SET PROBLEM -
Starting at the first line of the listing below, repeat each line up to and including the one containing "ax.set_axis_off()". Leave out pictures.

SUPPLIED DATA -
..........

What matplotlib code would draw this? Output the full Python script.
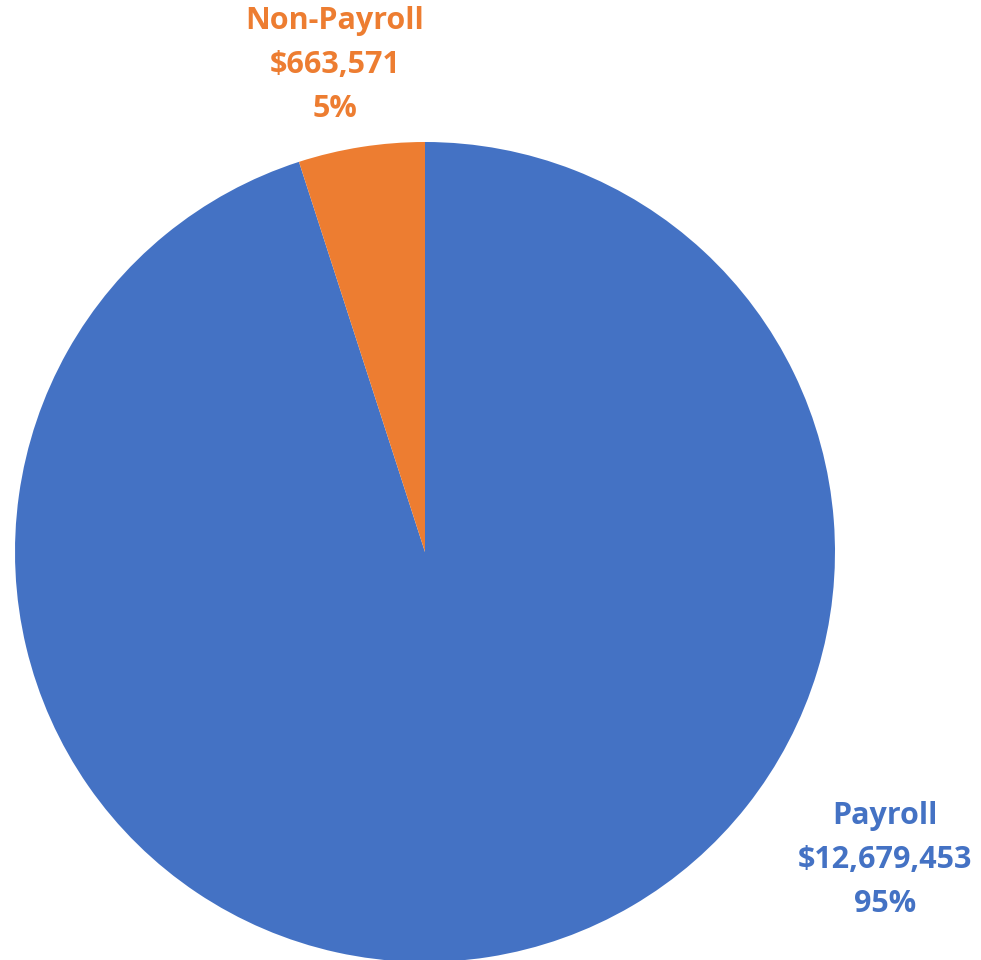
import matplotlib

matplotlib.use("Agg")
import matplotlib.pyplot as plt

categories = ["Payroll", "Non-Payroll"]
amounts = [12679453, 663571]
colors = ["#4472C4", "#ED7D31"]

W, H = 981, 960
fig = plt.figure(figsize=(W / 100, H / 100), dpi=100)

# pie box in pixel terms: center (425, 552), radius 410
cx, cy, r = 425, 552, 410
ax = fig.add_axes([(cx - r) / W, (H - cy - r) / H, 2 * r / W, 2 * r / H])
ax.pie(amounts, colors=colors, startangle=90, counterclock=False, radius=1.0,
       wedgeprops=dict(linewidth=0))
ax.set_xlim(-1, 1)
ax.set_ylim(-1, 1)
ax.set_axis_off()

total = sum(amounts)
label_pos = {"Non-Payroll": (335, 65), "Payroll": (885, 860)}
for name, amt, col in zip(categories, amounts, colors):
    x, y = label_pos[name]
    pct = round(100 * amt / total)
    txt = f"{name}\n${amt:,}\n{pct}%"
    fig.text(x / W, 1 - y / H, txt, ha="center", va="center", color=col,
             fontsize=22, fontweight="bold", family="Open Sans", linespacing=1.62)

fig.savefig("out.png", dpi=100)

..........

COMPLETE OUTPUT -
What matplotlib code would draw this? Output the full Python script.
import matplotlib

matplotlib.use("Agg")
import matplotlib.pyplot as plt

categories = ["Payroll", "Non-Payroll"]
amounts = [12679453, 663571]
colors = ["#4472C4", "#ED7D31"]

W, H = 981, 960
fig = plt.figure(figsize=(W / 100, H / 100), dpi=100)

# pie box in pixel terms: center (425, 552), radius 410
cx, cy, r = 425, 552, 410
ax = fig.add_axes([(cx - r) / W, (H - cy - r) / H, 2 * r / W, 2 * r / H])
ax.pie(amounts, colors=colors, startangle=90, counterclock=False, radius=1.0,
       wedgeprops=dict(linewidth=0))
ax.set_xlim(-1, 1)
ax.set_ylim(-1, 1)
ax.set_axis_off()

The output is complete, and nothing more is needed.